Each day when I log in I go back and read the last few previous posts. And I say to myself, "What a pathetic person I am?!" I feel foolish for writing some of the posts where I have injected emotion into my thoughts. And sometimes I can't believe that I actually felt that sad or dejected or whatever. It's embarrassing to me. I have such high highs and low lows that when I do write down my emotions it seems rather extreme.

It may go back to how I was raised. I was raised in a family where the men are silently strong and void of emotion. My grandfather blamed societies problems on men allowing emotion to affect them "like a woman." Of course he also blames societies problems on women entering the workforce after the war but that's for another post. Even to this day my parents only say "I love you" at the end of a holiday visit. When we hang up the phone after a random weekend update we say, "take care." It's not because they don't love me (they don't need to SAY it they SHOW it constantly) but it's because they are uncomfortable with it. So am I.

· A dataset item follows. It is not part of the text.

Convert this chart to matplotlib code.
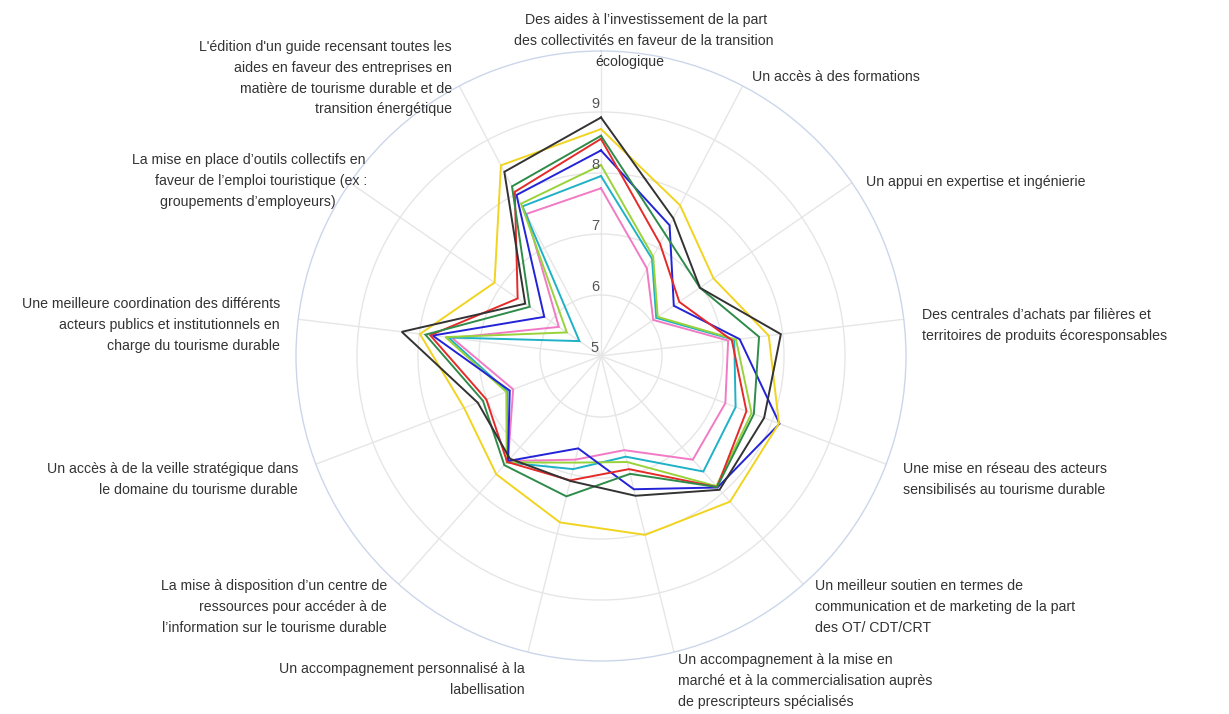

When I started this blog I only wanted people who DIDN'T know me to read it. That seemed safe. Maybe one day I'll be comfortable enough to send out a mass e-mail to everyone I know.

There is the possibility that letting everyone in on your emotions isn't a positive thing. Emotions are seldom logical which sometimes leads to negative actions like saying hurtful or manipulative things. Things that, once you calm down, you realize didn't truly represent your thoughts or feelings. I suppose, as with anything, a balance is necessary.